A Cassegrain telescope is similar in its design to a Newtonian telescope, using a parabolic primary mirror. However, instead of the secondary, flat mirror diverting the light at right angles through a hole in the side of the tube, the secondary mirror is hyperbolic (convex) in shape and reflects the light straight back down the tube towards the primary mirror. A small hole is cut into the centre of the primary mirror, allowing the light to pass through to an eyepiece at the bottom of the telescope.
The secondary mirror is usually hyperbolic to allow it to be placed higher up the telescope’s tube, allowing it to be smaller, so that it obscures less of the primary mirror than it would need to if it was flat.
The Cassegrain design is named after Laurent Cassegrain, who is attributed with publishing the design in 1672.

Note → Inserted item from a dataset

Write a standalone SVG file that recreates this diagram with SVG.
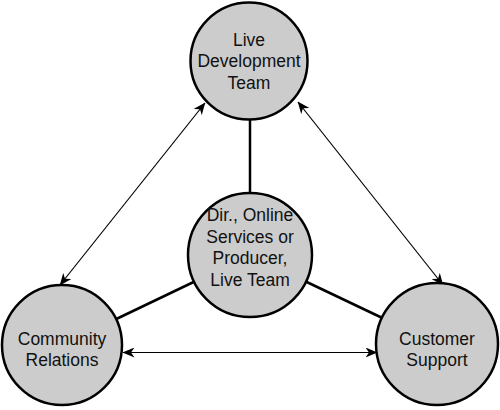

In asymmetric Cassegrain telescopes, the two mirrors are set at small angles to each other, in order to avoid the secondary mirror obscuring the primary, or to avoid the necessity for the hole in the primary mirror.
One advantage of the Cassegrain design is that a shorter tube is generally needed than with a Newtonian telescope. This is because the eyepiece must be placed close to the focal point of the primary mirror. Since the light travels twice the distance from the primary to the secondary mirror, before reaching the eyepiece in the Cassegrain design, the telescope’s tube can be shorter than that of a Newtonian telescope with a similarly curved primary mirror.
Newtonian telescopes are often quite unwieldy when used with an equatorial mount, since the eyepiece can end up pointing in awkward directions. Since Cassegrain telescopes have the eyepiece set at the bottom of the tube, this is not usually so much of a problem.
A Schmidt-Cassegrain telescope uses a combination of the Cassegrain telescope’s mirror configuration with a Schmidt correction plate. This is a transparent disc placed over the end of the telescope’s tube. The disc is of a particular shape that allows it to correct for spherical aberration, meaning that a spherical, concave, primary mirror can be used instead of a parabolic mirror.
Spherical mirror are generally much easier to manufacturer than parabolic mirrors. Schmidt-Cassegrain telescopes are, therefore, both compact in size and cheap to produce, making them ideal for the mass market.